A professora da Faculdade de Letras da Universidade do Porto (FLUP) e especialista em minorias religiosas, Helena Vilaça, diz que “a religião pode ter uma função de protecção da identidade” dos imigrantes no país de acolhimento.

Apesar do pluralismo religioso emergente, a Igreja Católica é ainda hegemónica no país. A especialista observa um “esforço de aproximação entre muçulmanos e cristãos” e crê que modernidade não significa fim da religião, mas agrava expansão de fundamentalismos.

“Da Torre de Babel às Terras Prometidas-Pluralismo Religioso em Portugal” é o livro que acaba de editar, com a chancela das Edições Afrontamento, em colaboração com o Departamento de Sociologia da FLUP.

O título do livro parece remeter para o pluralismo religioso, mas, ao mesmo tempo, aponta para um mito bíblico. Não há aqui uma contradição?

É num contexto cristão que abordo o pluralismo. Por exemplo, a sociedade portuguesa é de monolitismo católico-romano e as primeiras minorias a aparecerem cá, no século XIX, eram também cristãs.

O que representam a “Torre de Babel” e as “Terras Prometidas” no seu livro?

A Torre de Babel tem a ver com o mito da comunicação perfeita. No mito bíblico, Deus não destrói a Torre, confunde os homens, pondo-os a falar cada um a sua própria língua. Os homens separam-se e vão à procura, cada um, do seu espaço, das suas terras prometidas.

E qual a ligação entre a Torre de Babel e o pluralismo religioso?

A minha ideia é que não pode existir, no campo religioso, uma Torre de Babel, um monolitismo religioso, mas que há espaço para todos os grupos religiosos. Uso prepositadamente “terras prometidas” no plural porque cada grupo tem a sua terra prometida.

Qual o panorama desses grupos minoritários em Portugal?

Neste momento, as minorias religiosas andam à volta dos 3%. Mas devem ser mais do que isso – basta pensar nos imigrantes por legalizar que cá temos. Se olharmos para os censos de 2001 temos, em primeiro lugar, 84.5% de católicos e 2.5% de outras religiões [fora os que não têm religião (3.94%) e os que não respondem (9%)].
Dentro das minorias religiosas, a mais importante é a dos protestantes. A comunidade judaica tem vindo a decrescer.
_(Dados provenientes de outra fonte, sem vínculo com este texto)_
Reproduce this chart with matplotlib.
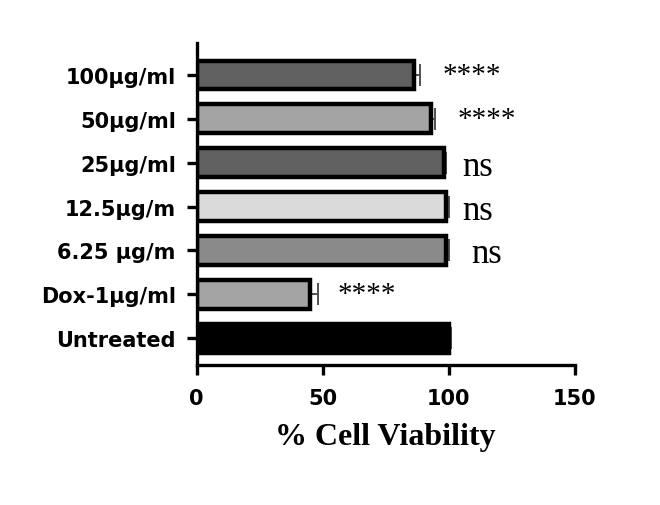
import matplotlib.pyplot as plt

# data (bottom to top)
groups = ["Untreated", "Dox-1µg/ml", "6.25 µg/m", "12.5µg/m", "25µg/ml", "50µg/ml", "100µg/ml"]
viability = [100, 45, 99, 99, 98, 93, 86]
errors = [1, 3, 1, 1, 1, 1.5, 2.5]
signif = ["", "****", "ns", "ns", "ns", "****", "****"]
colors = ["#000000", "#a4a4a4", "#8a8a8a", "#dadada", "#606060", "#a4a4a4", "#606060"]

fig = plt.figure(figsize=(6.6, 5.06), dpi=100)
ax = fig.add_axes([0.298, 0.277, 0.573, 0.636])

ypos = list(range(len(groups)))
ax.barh(ypos, viability, height=0.66, color=colors, edgecolor="black",
        linewidth=3.2, zorder=2)
# one-sided error bars, drawn under the bars so the inner cap is hidden
ax.errorbar(viability, ypos, xerr=[[0] * len(errors), errors], fmt="none",
            ecolor="#505050", elinewidth=1.4, capsize=8, capthick=1.4, zorder=1)

# significance labels
txt_x = [None, 56, 109, 105.5, 105.5, 103.5, 97.5]
for i, s in enumerate(signif):
    if s:
        big = s == "ns"
        ax.text(txt_x[i], i + (-0.08 if big else 0.0), s, family="Liberation Serif",
                fontsize=25 if big else 21, va="center", ha="left")

ax.set_xlim(0, 150)
ax.set_ylim(-0.61, 6.73)
ax.set_xticks([0, 50, 100, 150])
ax.set_yticks(ypos)
ax.set_yticklabels(groups)

for side in ["top", "right"]:
    ax.spines[side].set_visible(False)
for side in ["left", "bottom"]:
    ax.spines[side].set_linewidth(2.4)
ax.tick_params(axis="y", width=2.4, length=7, pad=8, labelsize=15)
ax.tick_params(axis="x", width=2.4, length=7, pad=10, labelsize=15)
for lab in ax.get_xticklabels() + ax.get_yticklabels():
    lab.set_fontweight("bold")
    lab.set_family("DejaVu Sans")

ax.set_xlabel("% Cell Viability", family="Liberation Serif", fontweight="bold",
              fontsize=23, labelpad=10)

fig.savefig("out.png", dpi=100)
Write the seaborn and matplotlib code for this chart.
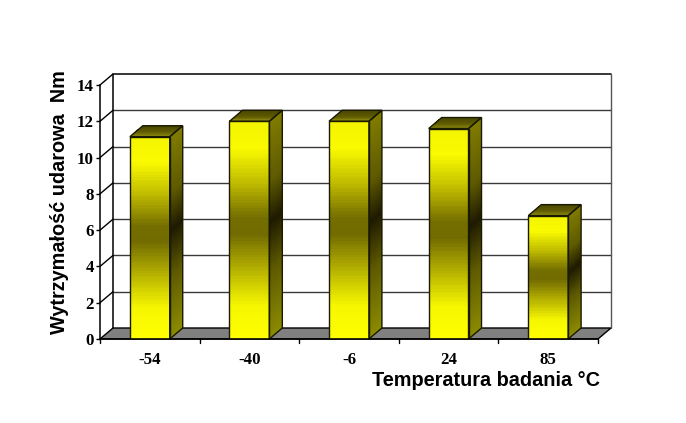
import numpy as np
import matplotlib
matplotlib.use("Agg")
import matplotlib.pyplot as plt
import seaborn as sns
from matplotlib.patches import Polygon
from matplotlib.colors import to_rgb

temps = ["-54", "-40", "-6", "24", "85"]
strength = [11.15, 12.0, 12.0, 11.6, 6.8]
yticks = [0, 2, 4, 6, 8, 10, 12, 14]
ylabel = "Wytrzymałość udarowa  Nm"
xlabel = "Temperatura badania °C"

W, H = 686, 423
L, R, B, T = 100, 598, 339, 85
DPX, DPY = 13, 11

sns.set_theme(style="white")
fig = plt.figure(figsize=(W / 100, H / 100), dpi=100, facecolor="white")
rect = [L / W, 1 - B / H, (R - L) / W, (B - T) / H]
ax = fig.add_axes(rect, zorder=2)
ax.set_facecolor("none")
ov = fig.add_axes(rect, zorder=1)
ov.set_xlim(-0.5, 4.5)
ov.set_ylim(0, 14)
ov.axis("off")

sns.barplot(x=temps, y=strength, color="#ffff00", width=0.4, ax=ax,
            saturation=1, edgecolor="#1a1a00", linewidth=1)
ax.set_xlim(-0.5, 4.5)
ax.set_ylim(0, 14)
dx = DPX * 5 / (R - L)
dy = DPY * 14 / (B - T)


def ramp(stops, n):
    pos = [s[0] for s in stops]
    cols = np.array([to_rgb(s[1]) for s in stops])
    t = np.linspace(0, 1, n)
    return np.stack([np.interp(t, pos, cols[:, i]) for i in range(3)], axis=1)


front_stops = [(0, "#f4f400"), (0.12, "#fafa00"), (0.28, "#c0bc00"), (0.44, "#746e00"),
               (0.52, "#726c00"), (0.68, "#b4b000"), (0.85, "#f6f600"), (1, "#ffff00")]
side_stops = [(0, "#807c00"), (0.28, "#5e5a00"), (0.47, "#1e1a00"),
              (0.7, "#5e5a00"), (1, "#8a8a00")]
top_stops = [(0, "#4a4600"), (0.55, "#5e5a00"), (1, "#8c8a10")]


def face(X, Y, stops, n, z):
    ov.pcolormesh(X, Y, ramp(stops, n)[:, None, :], shading="flat", linewidth=0,
                  antialiased=False, zorder=z, clip_on=False)


# walls and floor
ov.add_patch(Polygon([(-0.5, 0), (4.5, 0), (4.5 + dx, dy), (-0.5 + dx, dy)], closed=True,
                     facecolor="#808080", edgecolor="black", lw=1, clip_on=False, zorder=1))
for v in yticks[1:-1]:
    ov.plot([-0.5 + dx, 4.5 + dx], [v + dy, v + dy], color="#3a3a3a", lw=1, clip_on=False, zorder=1)
for v in yticks[1:]:
    ov.plot([-0.5, -0.5 + dx], [v, v + dy], color="black", lw=1, clip_on=False, zorder=1)
ov.plot([-0.5 + dx, -0.5 + dx, 4.5 + dx], [dy, 14 + dy, 14 + dy], color="black", lw=1.1,
        clip_on=False, zorder=1)
ov.plot([4.5 + dx, 4.5 + dx], [dy, 14 + dy], color="#555555", lw=1, clip_on=False, zorder=1)

# shade each bar from the bars seaborn drew
for i, p in enumerate(ax.patches):
    x0, x1 = p.get_x(), p.get_x() + p.get_width()
    h = p.get_height()
    z = 5 + i
    p.set_facecolor("none")
    n = 80
    ys = np.linspace(h, 0, n + 1)
    # front
    face(np.column_stack([np.full(n + 1, x0), np.full(n + 1, x1)]),
         np.column_stack([ys, ys]), front_stops, n, z)
    # side
    face(np.column_stack([np.full(n + 1, x1), np.full(n + 1, x1 + dx)]),
         np.column_stack([ys, ys + dy]), side_stops, n, z)
    ov.add_patch(Polygon([(x1, 0), (x1 + dx, dy), (x1 + dx, h + dy), (x1, h)], closed=True,
                         fill=False, edgecolor="#1a1a00", lw=1, clip_on=False, zorder=z + 0.5))
    # top
    m = 12
    ts = np.linspace(1, 0, m + 1)
    face(np.column_stack([x0 + dx * ts, x1 + dx * ts]),
         np.column_stack([h + dy * ts, h + dy * ts]), top_stops, m, z)
    ov.add_patch(Polygon([(x0, h), (x1, h), (x1 + dx, h + dy), (x0 + dx, h + dy)], closed=True,
                         fill=False, edgecolor="#1a1a00", lw=1, clip_on=False, zorder=z + 0.5))

# axes
sns.despine(ax=ax, top=True, right=True)
for s in ("left", "bottom"):
    ax.spines[s].set_color("black")
    ax.spines[s].set_linewidth(1.1)
ax.set_yticks(yticks)
ax.set_yticklabels([str(v) for v in yticks], family="Liberation Serif", fontweight="bold",
                   fontsize=12.2, color="black")
ax.set_xticks(range(5))
ax.set_xticklabels(temps, family="Liberation Serif", fontweight="bold", fontsize=12.2, color="black")
ax.tick_params(axis="x", length=0, pad=9)
ax.tick_params(axis="y", length=3, width=1, color="black", pad=1.5, left=True)
for b in np.arange(-0.5, 5):
    ov.plot([b, b], [0, -0.22], color="black", lw=1, clip_on=False, zorder=3)

ax.set_xlabel("")
ax.set_ylabel("")
fig.text(600 / W, 1 - 380 / H, xlabel, ha="right", va="center", family="Liberation Sans",
         fontweight="bold", fontsize=14.3, color="black")
fig.text(59.5 / W, 1 - 202 / H, ylabel, ha="center", va="center", rotation=90,
         family="Liberation Sans", fontweight="bold", fontsize=14.3, color="black")

fig.savefig("out.png", dpi=100, facecolor="white")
A ortodoxa tem vindo a crescer porque é a Igreja maioritária no leste da Europa (o que tem a ver com a imigração). Depois há outros movimentos não cristãos, os hindus, os budistas e alguns ligados ao New Age.

O que representam os imigrantes na introdução de novos movimentos religiosos em Portugal?

As comunidades religiosas são o porto de abrigo e a porta de entrada para a integração social de imigrantes. No filme “Lisboetas” de Sérgio Tréfaut, o realizador não escamoteia o fenómeno religioso e apresenta uma série de comunidades religiosas, desde muçulmanos, ortodoxos ou cultos em língua inglesa com comunidades africanas evangélicas. A religião pode ter uma função de protecção de identidade cultural relativamente à origem e de integração na sociedade nova.

Há espaço para movimentos alternativos à Igreja Católica em Portugal?

O individualismo cresceu na sociedade portuguesa, o que não quer dizer que a Igreja Católica não tenha um poder acrescido na comunicação. Basta olhar para os meios de comunicação social e ver os tempos de antena que a Igreja Católica tem.

Apesar do pluralismo emergente, continua a subsistir a hegemonia católica?

Sim, não se anula um passado de não sei quantos séculos em dois dias.

O facto de ser maioritária do ponto de vista religioso, implica um tratamento preferencial a nível jurídico?

A nova lei já prevê mais igualdade. Vem trazer alguma justiça porque não se admite que os muçulmanos ou hindus não possam dar nomes, de acordo com a sua cultura, aos filhos. No plano jurídico, há um conjunto de igualdades que foram conquistadas. Já do ponto de vista sociológico, as minorias religiosas ainda têm fraca visibilidade, ou quando são objecto de referência é, muitas vezes, de uma forma enviesada.